Supreme Court also noted , “While offer of prayer or worship is a religious practice, its offering at every location where such prayers can be offered would not be an essential or integral part of such religious practice unless the place has a particular significance for that religion so as to form an essential or integral part.” It was interpreted that the Supreme Court adjudged that offering namaz (prayer) at a mosque was not integral to Islam, unless that mosque had any particular significance in Islam.

Muslim groups argued before a special bench of Chief Justice Misra and Justices Bhushan and Abdul Nazeer that the observation of the apex court in the 1994 verdict needed to be reconsidered by a five-judge bench. As the hearings progressed, Muslim appellants also pressed on the importance of the place of a mosque in Islam and that the practice of offering prayers inside a mosque should be first decided by a five-judge bench.

They also said that this question should be answered before the court goes into the main title dispute on Babri Masjid - Ram Janmbhhomi.

As per Muslim litigants, verdict of 1994 plays a big role in the 2010 verdict of Allahabad High Court on disputed land in Ayodhya.
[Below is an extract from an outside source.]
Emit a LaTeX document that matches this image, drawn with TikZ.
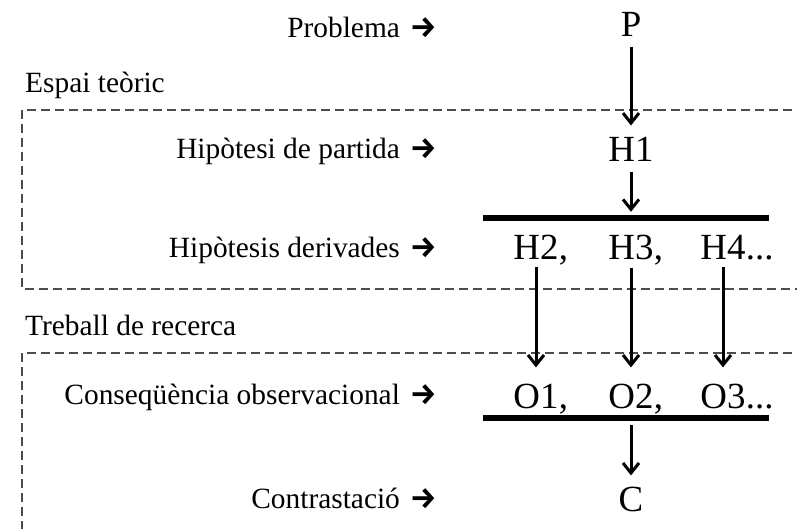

The Allahabad High Court divided the land into three parts. Allahabad High Court split the land between Nirmohi Akhara, Hindu and Muslim parties, though the main part was given to Hindus.

In its order, Allahabad High Court observed that that none of the parties was able to prove conclusive title of the disputed property; but the court passed its order on the basis of who was in possession of the land. Although the court ordered the division of the land but it accepted the belief that the site of the Babri mosque was the birthplace of Lord Ram.